Updated: Nov 6, 2020
Devils with pitch forks, little men in red suits with tails, burning fire and eternal damnation never made much sense to me since we come from a compassionate, loving God. I also never gave much thought to what punishment might lie on the other side. Although lots of books and articles portray heaven, I don’t think I’ve seen much of anything describing, in detail, hell.
Then, in 2004, I had a dream. It wasn’t your normal dream; it was one hell of a dream. It was emotionally gut wrenching, full of fear and guilt and was so intense that even when I awoke, I still felt the unbelievable pain.
Let me try to explain that dream. The images that still stick with me were that of a single mother (me) with a young son (Jon, age 5 or 6) in the midst of an orgy of bodies. The bodies were grotesque and the images sexually explicit and disgusting in detail - everywhere I looked. The bodies looked like 16th-century art with body parts that were highlighted, slightly deformed and those emphasized were swollen and exaggerated. It wasn’t titillating in the slightest but I was aware of the focus and the subject matter, impactfully so. It was obvious that this experience was an expression of guilt I had carried around for decades.
As a single mother, at the time, I’d felt terrible leaving my son for an evening or for a weekend in order to date, especially since I worked so many hours every day with my new business. But, since I was desperately trying to find a suitable mate with whom I could rebuild a life for myself and for my son, dating was necessary. Every time I was away from my precious son, I missed him dreadfully and felt guilt – doing whatever it was I was doing. I adored that little guy and I felt like I was abandoning him for my own selfish interests. I had also felt a lot of guilt working full-time, well actually more than full-time, but that was survival – not a choice, as dating was. So, the guilt relative to dating men for me was much more intense.

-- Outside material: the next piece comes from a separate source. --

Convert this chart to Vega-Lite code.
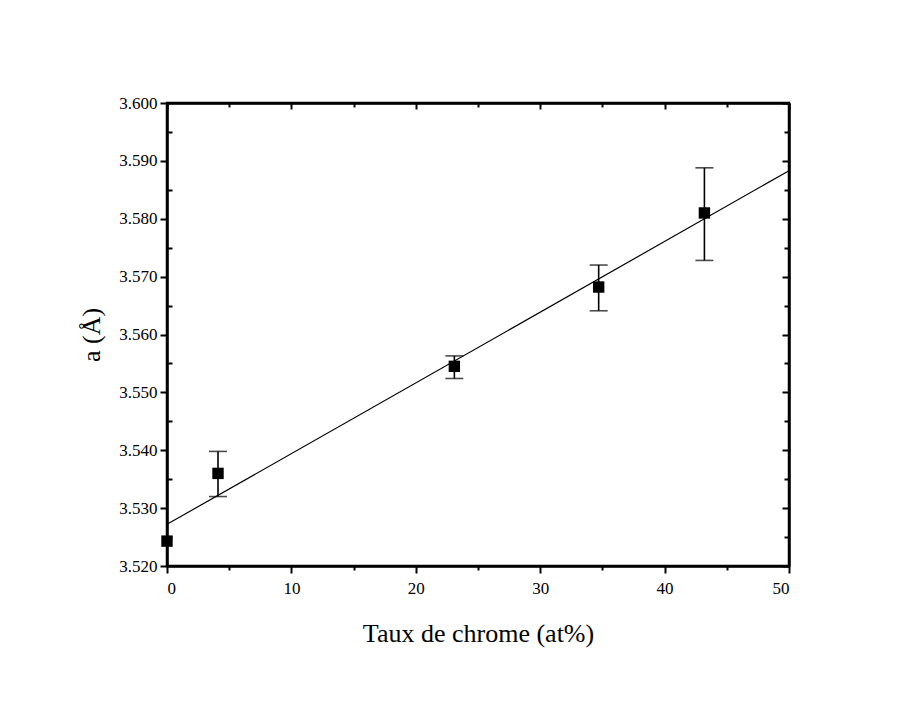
{
  "$schema": "https://vega.github.io/schema/vega-lite/v6.json",
  "width": 622,
  "height": 463,
  "autosize": "none",
  "padding": {"left": 167, "top": 103, "right": 119, "bottom": 136},
  "background": "white",
  "config": {
    "font": "Liberation Serif",
    "view": {"stroke": "black", "strokeWidth": 2.5},
    "axis": {
      "domainColor": "black",
      "domainWidth": 2.5,
      "tickColor": "black",
      "tickWidth": 2,
      "labelColor": "black",
      "labelFont": "Liberation Serif",
      "labelFontSize": 17,
      "titleFont": "Liberation Serif",
      "titleFontSize": 26,
      "titleFontWeight": "normal",
      "titleColor": "black",
      "grid": false
    }
  },
  "datasets": {
    "pts": [
      {"x": 0.0, "a": 3.5243, "lo": null, "hi": null},
      {"x": 4.1, "a": 3.5360, "lo": 3.5320, "hi": 3.5398},
      {"x": 23.1, "a": 3.5545, "lo": 3.5524, "hi": 3.5563},
      {"x": 34.7, "a": 3.5682, "lo": 3.5641, "hi": 3.5720},
      {"x": 43.2, "a": 3.5810, "lo": 3.5728, "hi": 3.5888}
    ],
    "fit": [
      {"x": 0, "a": 3.5272},
      {"x": 50, "a": 3.5883}
    ]
  },
  "resolve": {"axis": {"x": "independent", "y": "independent"}},
  "layer": [
    {
      "data": {"name": "fit"},
      "mark": {"type": "line", "color": "black", "strokeWidth": 1.2},
      "encoding": {
        "x": {
          "field": "x", "type": "quantitative",
          "scale": {"domain": [0, 50], "nice": false, "zero": false},
          "axis": {
            "orient": "bottom",
            "title": "Taux de chrome (at%)",
            "titlePadding": 24,
            "values": [0, 5, 10, 15, 20, 25, 30, 35, 40, 45, 50],
            "tickSize": {"condition": {"test": "datum.value % 10 == 0", "value": 7}, "value": 4},
            "labelExpr": "datum.value % 10 == 0 ? datum.label : ''",
            "labelPadding": 7
          }
        },
        "y": {
          "field": "a", "type": "quantitative",
          "scale": {"domain": [3.52, 3.6], "nice": false, "zero": false},
          "axis": {
            "orient": "left",
            "title": "a (Å)",
            "titlePadding": 14,
            "format": ".3f",
            "values": [3.52, 3.525, 3.53, 3.535, 3.54, 3.545, 3.55, 3.555, 3.56, 3.565, 3.57, 3.575, 3.58, 3.585, 3.59, 3.595, 3.6],
            "tickSize": {"condition": {"test": "round(datum.value*1000) % 10 == 0", "value": 7}, "value": -5},
            "labelExpr": "round(datum.value*1000) % 10 == 0 ? datum.label : ''",
            "labelPadding": 3
          }
        }
      }
    },
    {
      "data": {"name": "pts"},
      "mark": {"type": "rule", "color": "black", "strokeWidth": 1.6},
      "encoding": {
        "x": {"field": "x", "type": "quantitative", "axis": null},
        "y": {"field": "lo", "type": "quantitative", "axis": null},
        "y2": {"field": "hi"}
      }
    },
    {
      "data": {"name": "pts"},
      "mark": {"type": "tick", "orient": "horizontal", "color": "black", "size": 18, "thickness": 1.6},
      "encoding": {
        "x": {"field": "x", "type": "quantitative", "axis": null},
        "y": {"field": "lo", "type": "quantitative", "axis": null}
      }
    },
    {
      "data": {"name": "pts"},
      "mark": {"type": "tick", "orient": "horizontal", "color": "black", "size": 18, "thickness": 1.6},
      "encoding": {
        "x": {"field": "x", "type": "quantitative", "axis": null},
        "y": {"field": "hi", "type": "quantitative", "axis": null}
      }
    },
    {
      "data": {"name": "pts"},
      "mark": {"type": "square", "color": "black", "opacity": 1, "size": 130},
      "encoding": {
        "x": {"field": "x", "type": "quantitative", "axis": null},
        "y": {"field": "a", "type": "quantitative", "axis": null}
      }
    },
    {
      "data": {"name": "fit"},
      "mark": {"type": "point", "opacity": 0},
      "encoding": {
        "x": {
          "field": "x", "type": "quantitative",
          "axis": {
            "orient": "top", "title": null, "labels": false,
            "values": [0, 5, 10, 15, 20, 25, 30, 35, 40, 45, 50],
            "tickSize": {"condition": {"test": "datum.value % 10 == 0", "value": -6}, "value": -4}
          }
        },
        "y": {
          "field": "a", "type": "quantitative",
          "axis": {
            "orient": "right", "title": null, "labels": false,
            "values": [3.52, 3.525, 3.53, 3.535, 3.54, 3.545, 3.55, 3.555, 3.56, 3.565, 3.57, 3.575, 3.58, 3.585, 3.59, 3.595, 3.6],
            "tickSize": {"condition": {"test": "round(datum.value*1000) % 10 == 0", "value": -7}, "value": -5}
          }
        }
      }
    }
  ]
}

In this dream, with all the bodies and body parts everywhere, I couldn’t find little Jon. He was gone. I ravaged through the throngs of people desperately trying to find my beautiful little boy but he was nowhere to be found. Horrified that I couldn't find him, my guilt was so intense and the pain so horrific, I can’t even begin to describe it.
I also sensed Jon would be in danger if I didn’t locate him soon – and that intensified the panic of my search. As it turned out in the dream, I never found him and ended up waking up still feeling all those horrific feelings. The pain in that dream was 1,000 times greater than anything I had ever felt in my life and I wondered how anyone else could survive such emotional trauma.
I woke up exhausted and still in pain. I ran to my meditation room, grabbed my pad and began asking for help. I needed to understand what this was all about. The answer I received was surprising – but rang true. I was told I had just experienced “hell”.
That “hell” is the self-punishment and judgment we experience over emotions in our lives with which we never effectively dealt: anger, fear and guilt among the most prevalent. If not released adequately here on earth, on the other side, the primary emotions surface and we experience them to the Nth degree while living through related experiences that intensify those emotions. This judgment and punishment are self-inflicted and not bestowed on us by anyone or anything else.
To prevent that type of trauma when in the afterlife, we must learn to release feelings of guilt, especially, while still living. Learn to forgive ourselves for forgiveness heals. Since we are told that God loves us unconditionally and forgives us for everything, we are the ones who need to be more like Him and have the same charity toward ourselves as we are asked to bestow on others.
But, “hell” isn’t just reliving our own harmful emotions – it’s also reliving the pain we caused. Again, the punishment is self-inflicted, but as we review the lives we have just lived, we are able to feel the pain we caused others through our indifference and our actions. We relive the pain others felt. Again, magnified many times over, so we recognize the emotional angst we caused others. Once we have satisfied ourselves that we realize what we have done, are sorry for those actions and somehow have recognized how to do better in the future - we can move on to more comfortable places in the afterlife.
To prevent the last type of trauma on the other side – we could quit being so selfish – be more kind and thoughtful toward others; and in other words – live more by the Golden Rule: Do unto others as you’d have them do unto you.